The panellists were united in their opinion that selling street art doesn’t defeat its purpose. Justifying the practice is the fact that it gives the artist greater control over what their work is used for. Downey explains that “selling out is doing something you don’t want to do that you don’t have control of…. I’m not just selling [my art] to somebody to do what they want with it; I’m selling it to them under very specific conditions.” Selling work does also legitimize the artist. Roadsworth, somewhat more gently than his artistic counterpart and panel-mate Downey, argued that he sells his work “also as a way to screen people…once you get people to pay for something, you get taken more seriously.” Crawley also points out that “it’s not as though graffiti artists don’t use resources and capital and money and leverage…in order to do what they do.”

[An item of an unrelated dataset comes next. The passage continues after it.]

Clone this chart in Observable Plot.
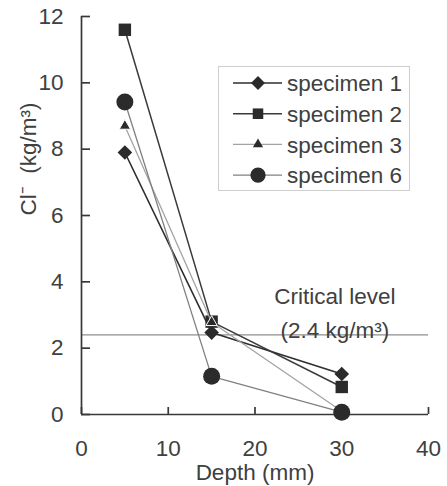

Clearly there are many issues surrounding the legalities of street art, but until the art form can be appreciated as valid and self-sufficient, there may be difficulties in reaching consensus about policy. “It’s interesting,” noted Crawley, “that all of these…artistic practices…[are] never actually looked at through the laws of freedom of expression; they’re only ever looked at through a criminal lens. And it’s very much a detriment in trying to rethink intellectual property policy.” This art form isn’t very different, argued Roadsworth, from other forms of post-industrial sediment people routinely deposit – and certainly a more visually appealing one. “Graffiti is a by-product of human activity. It’s almost like moss growing on a wall. There are a lot of tire treads and…traces that are created by human activity…that we can’t legislate because it’s considered accidental, but in the end …for me, it’s sort of a reflection of society.”